Dalam kritik pedasnya terhadap respons Pemerintah Indonesia yang dianggap lamban merespon pandemi ini, Anies yang menempuh pendidikan di Amerika Serikat (AS) dilabeli The Sydney Morning Herald, menyerupai sikap Gubernur New York Andrew Cuomo (yang 'melawan' Donald Trump): kedua laki-laki tersebut bertindak cepat untuk mengendalikan virus.
Keduanya (baik Anies maupun Cuomo) harus berhadapan dengan para presiden yang bertindak kurang cekatan, dan keduanya telah memenangkan pujian untuk pekerjaan mereka, yang mencoba menyelamatkan hidup di kota-kota padat penduduk. Jakarta memiliki populasi sekitar 10 juta jiwa, sementara New York City memiliki 8,3 juta jiwa.
Kepada The Sydney Morning Herald dan The Age, Anies mengungkapkan, pada 6 Januari lalu, setelah mendengar tentang kasus pertama virus corona di Wuhan, China, ia langsung bergerak cepat. "Kami mulai mengadakan pertemuan dengan semua rumah sakit di Jakarta, memberi tahu mereka tentang (apa) pada waktu itu kami menyebut (penyakit) 'pneumonia Wuhan'-belum ada (nama) Covid".

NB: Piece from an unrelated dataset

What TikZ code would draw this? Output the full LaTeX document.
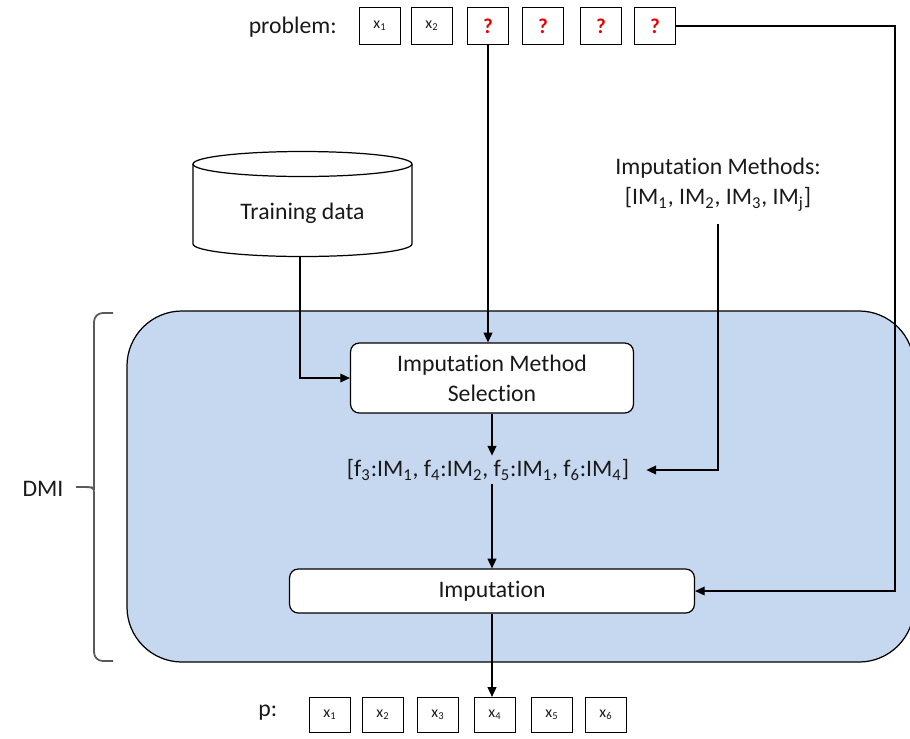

Nomor saluran telepon (hotline) dibuat untuk 190 rumah sakit di Jakarta bagi masyarakat yang merasa suspek terkena virus corona, dan ingin berkonsultasi. "Jumlahnya terus meningkat pada Januari, pada Februari, dan kemudian segera kami menetapkan keputusan pemerintah... untuk semua orang di kantor kami-di Pemprov DKI-mereka semua diberi tugas untuk menangani Covid ini," kata Anies.
Anies melanjutkan, "Dan kemudian ketika jumlahnya mulai naik terus, pada waktu itu kami tidak diizinkan melakukan pengujian. Jadi, setiap kali kami memiliki kasus, kami mengirimkan sampel ke laboratorium nasional (yang dikendalikan pemerintah/Kemenkes). Dan kemudian laboratorium nasional akan menginformasikan, positif atau negatif. Pada akhir Februari, kami bertanya-tanya mengapa semuanya negatif?"

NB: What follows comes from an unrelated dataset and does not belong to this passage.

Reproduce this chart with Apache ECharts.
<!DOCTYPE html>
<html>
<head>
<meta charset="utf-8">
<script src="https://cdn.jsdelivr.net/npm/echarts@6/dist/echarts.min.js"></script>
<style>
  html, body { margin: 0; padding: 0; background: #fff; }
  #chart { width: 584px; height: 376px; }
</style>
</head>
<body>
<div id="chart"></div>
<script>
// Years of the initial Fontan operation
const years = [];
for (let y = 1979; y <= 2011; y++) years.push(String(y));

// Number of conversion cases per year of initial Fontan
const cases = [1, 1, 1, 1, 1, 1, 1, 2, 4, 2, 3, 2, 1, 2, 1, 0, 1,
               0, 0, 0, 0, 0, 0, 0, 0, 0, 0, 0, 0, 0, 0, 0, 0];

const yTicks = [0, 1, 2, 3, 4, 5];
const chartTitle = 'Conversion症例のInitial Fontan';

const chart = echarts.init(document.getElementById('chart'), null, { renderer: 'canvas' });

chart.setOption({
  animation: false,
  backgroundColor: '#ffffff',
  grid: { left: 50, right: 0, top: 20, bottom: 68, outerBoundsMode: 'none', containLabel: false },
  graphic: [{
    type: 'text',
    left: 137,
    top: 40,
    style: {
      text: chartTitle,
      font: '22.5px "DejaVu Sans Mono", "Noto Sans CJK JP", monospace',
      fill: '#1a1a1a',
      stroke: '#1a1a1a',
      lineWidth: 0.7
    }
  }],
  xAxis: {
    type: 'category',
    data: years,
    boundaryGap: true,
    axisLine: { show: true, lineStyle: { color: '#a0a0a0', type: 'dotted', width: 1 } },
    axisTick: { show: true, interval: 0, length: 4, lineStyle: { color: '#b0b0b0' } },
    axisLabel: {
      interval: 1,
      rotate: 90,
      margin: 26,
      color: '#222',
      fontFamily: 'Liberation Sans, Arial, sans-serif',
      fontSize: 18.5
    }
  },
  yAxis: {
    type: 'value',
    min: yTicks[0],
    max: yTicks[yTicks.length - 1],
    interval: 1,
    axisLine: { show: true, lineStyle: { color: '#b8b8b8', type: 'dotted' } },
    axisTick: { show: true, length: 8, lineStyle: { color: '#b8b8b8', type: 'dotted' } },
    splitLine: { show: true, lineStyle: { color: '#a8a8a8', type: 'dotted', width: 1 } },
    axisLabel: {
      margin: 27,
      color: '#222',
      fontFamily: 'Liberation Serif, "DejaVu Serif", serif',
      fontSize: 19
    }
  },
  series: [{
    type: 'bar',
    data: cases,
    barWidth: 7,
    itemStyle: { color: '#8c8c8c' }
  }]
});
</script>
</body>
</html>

Anies menambahkan, "Pada waktu itu saya memutuskan untuk membuka data ke publik, dan saya katakan kami telah memantau, ini lah angkanya. Segera itu semacam ditanggapi oleh Kementerian (Kesehatan) yang mengatakan kami (di DKI) tidak memiliki kasus positif."
Sepanjang Januari dan Februari lalu, Menteri Kesehatan (Menkes) Terawan Agus berulang kali menyangkal Indonesia memiliki kasus virus corona--meskipun ada banyak bukti yang bertentangan--karena berkat 'kekuatan doa'. Sementara Presiden Joko Widodo (Jokowi) di kesempatan berbeda, telah mengakui menyembunyikan informasi ke masyarakat untuk menghindari kepanikan.

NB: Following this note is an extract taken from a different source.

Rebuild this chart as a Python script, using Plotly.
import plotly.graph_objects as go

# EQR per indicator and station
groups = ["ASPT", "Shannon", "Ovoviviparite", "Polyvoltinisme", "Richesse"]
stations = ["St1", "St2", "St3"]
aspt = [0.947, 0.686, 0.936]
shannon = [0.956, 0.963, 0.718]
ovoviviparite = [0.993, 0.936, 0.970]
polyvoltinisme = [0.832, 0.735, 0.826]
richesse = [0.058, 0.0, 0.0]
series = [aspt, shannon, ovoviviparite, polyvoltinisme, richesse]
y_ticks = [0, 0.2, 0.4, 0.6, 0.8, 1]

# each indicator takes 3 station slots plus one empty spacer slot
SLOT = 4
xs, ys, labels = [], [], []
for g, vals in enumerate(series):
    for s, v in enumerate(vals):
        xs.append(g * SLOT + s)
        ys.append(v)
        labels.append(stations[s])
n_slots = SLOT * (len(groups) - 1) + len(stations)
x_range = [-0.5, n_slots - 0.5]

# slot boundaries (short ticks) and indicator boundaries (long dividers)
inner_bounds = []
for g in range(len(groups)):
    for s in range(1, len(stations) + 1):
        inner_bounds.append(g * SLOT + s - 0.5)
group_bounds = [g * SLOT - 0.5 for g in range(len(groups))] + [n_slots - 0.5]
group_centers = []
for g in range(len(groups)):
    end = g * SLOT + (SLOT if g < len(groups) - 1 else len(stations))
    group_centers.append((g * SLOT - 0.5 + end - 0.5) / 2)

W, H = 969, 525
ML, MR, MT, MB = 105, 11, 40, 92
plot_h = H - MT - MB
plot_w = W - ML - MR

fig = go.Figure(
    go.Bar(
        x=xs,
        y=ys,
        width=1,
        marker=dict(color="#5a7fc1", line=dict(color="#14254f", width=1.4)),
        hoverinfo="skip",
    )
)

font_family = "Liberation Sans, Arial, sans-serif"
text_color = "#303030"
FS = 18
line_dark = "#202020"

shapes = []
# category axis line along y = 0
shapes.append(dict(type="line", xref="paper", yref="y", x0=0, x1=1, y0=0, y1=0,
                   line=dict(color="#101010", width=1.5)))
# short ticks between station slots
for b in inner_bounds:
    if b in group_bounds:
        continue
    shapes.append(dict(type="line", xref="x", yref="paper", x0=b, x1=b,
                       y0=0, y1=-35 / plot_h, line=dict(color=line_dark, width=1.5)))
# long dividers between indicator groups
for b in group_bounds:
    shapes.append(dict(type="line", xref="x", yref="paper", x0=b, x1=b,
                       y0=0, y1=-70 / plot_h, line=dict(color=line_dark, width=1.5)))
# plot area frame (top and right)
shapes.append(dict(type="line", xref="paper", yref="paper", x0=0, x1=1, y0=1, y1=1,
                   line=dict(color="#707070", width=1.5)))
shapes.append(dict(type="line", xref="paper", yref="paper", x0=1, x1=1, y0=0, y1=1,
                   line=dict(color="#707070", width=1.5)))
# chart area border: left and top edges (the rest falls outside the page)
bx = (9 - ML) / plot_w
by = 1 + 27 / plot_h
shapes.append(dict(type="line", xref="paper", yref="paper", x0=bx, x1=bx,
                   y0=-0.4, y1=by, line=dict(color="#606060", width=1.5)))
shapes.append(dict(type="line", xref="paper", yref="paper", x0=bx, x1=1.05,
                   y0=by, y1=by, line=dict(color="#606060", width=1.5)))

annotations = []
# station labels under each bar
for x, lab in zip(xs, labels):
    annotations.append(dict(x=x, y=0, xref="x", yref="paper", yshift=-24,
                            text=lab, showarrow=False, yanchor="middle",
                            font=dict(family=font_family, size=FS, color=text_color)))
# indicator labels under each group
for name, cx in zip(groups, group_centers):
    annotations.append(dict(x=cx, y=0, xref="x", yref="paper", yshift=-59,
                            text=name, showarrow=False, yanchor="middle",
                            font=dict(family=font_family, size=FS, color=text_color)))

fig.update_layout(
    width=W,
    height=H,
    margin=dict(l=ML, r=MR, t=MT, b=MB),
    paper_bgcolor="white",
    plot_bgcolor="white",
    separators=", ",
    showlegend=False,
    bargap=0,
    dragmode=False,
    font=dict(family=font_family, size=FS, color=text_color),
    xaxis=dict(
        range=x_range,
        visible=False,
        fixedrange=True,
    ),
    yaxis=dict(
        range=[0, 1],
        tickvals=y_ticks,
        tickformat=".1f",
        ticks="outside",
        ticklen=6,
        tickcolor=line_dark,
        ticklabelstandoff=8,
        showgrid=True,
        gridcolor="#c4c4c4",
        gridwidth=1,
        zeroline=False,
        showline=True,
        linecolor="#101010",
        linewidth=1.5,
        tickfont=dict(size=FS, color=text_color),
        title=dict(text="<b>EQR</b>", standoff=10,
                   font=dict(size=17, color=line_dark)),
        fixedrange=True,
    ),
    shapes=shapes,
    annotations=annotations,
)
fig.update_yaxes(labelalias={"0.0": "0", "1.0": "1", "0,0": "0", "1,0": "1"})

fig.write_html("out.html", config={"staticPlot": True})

Pemerintah Indonesia sekarang melaporkan angka-angka virus corona setiap hari. Hanya saja, Anies membantah pandangan optimistis pemerintah pusat bahwa Indonesia telah melalui fase terburuk. "Saya belum yakin apakah kita (kurvanya sudah) merata. Kita harus menunggu beberapa pekan ke depan untuk menyimpulkan apakah tren itu sedang merata atau kita masih bergerak naik," katanya.
Gugus Tugas Penanganan Covid-19 Indonesia, telah menyatakan, kehidupan diperkirakan akan 'normal' pada Juni atau Juli mendatang. Sayangnya, tenggat target itu sekarang tampaknya mundur ke Agustus 2020. Anies mengaku tidak ingin ikut membuat prediksi. "Karena saya melihat data, itu tidak mencerminkan sesuatu yang akan segera berakhir. Itu lah yang dikatakan oleh para ahli epidemiologi. Ini adalah waktu di mana para pembuat kebijakan perlu mempercayai ilmu pengetahuan," kata mantan rektor Universitas Paramadina itu.
Anies juga menyatakan frustrasi dengan kebijakan pemerintah pusat, khususnya dengan Kemenkes, karena kurangnya transparansi. "Dari pihak kami, bersikap transparan dan memberi tahu apa yang harus dilakukan adalah memberikan rasa aman. Tetapi Kementerian Kesehatan merasakan sebaliknya, bahwa transparansi akan membuat panik. Itu bukan pandangan kami."
Untuk mendukung klaimnya bahwa Jakarta memiliki lebih banyak kasus positif Covid-19 daripada angka resmi yang dirilis pemerintah, yaitu 4.770 orang positif dan 414 orang meninggal, Anies mengutip data kenaikan tajam jumlah pemakaman menggunakan protokol Covid-19. Angkanya 4.300 layanan pemakaman pada paruh kedua Maret, dan meningkat menjadi 4.590 pemakaman pada April lalu.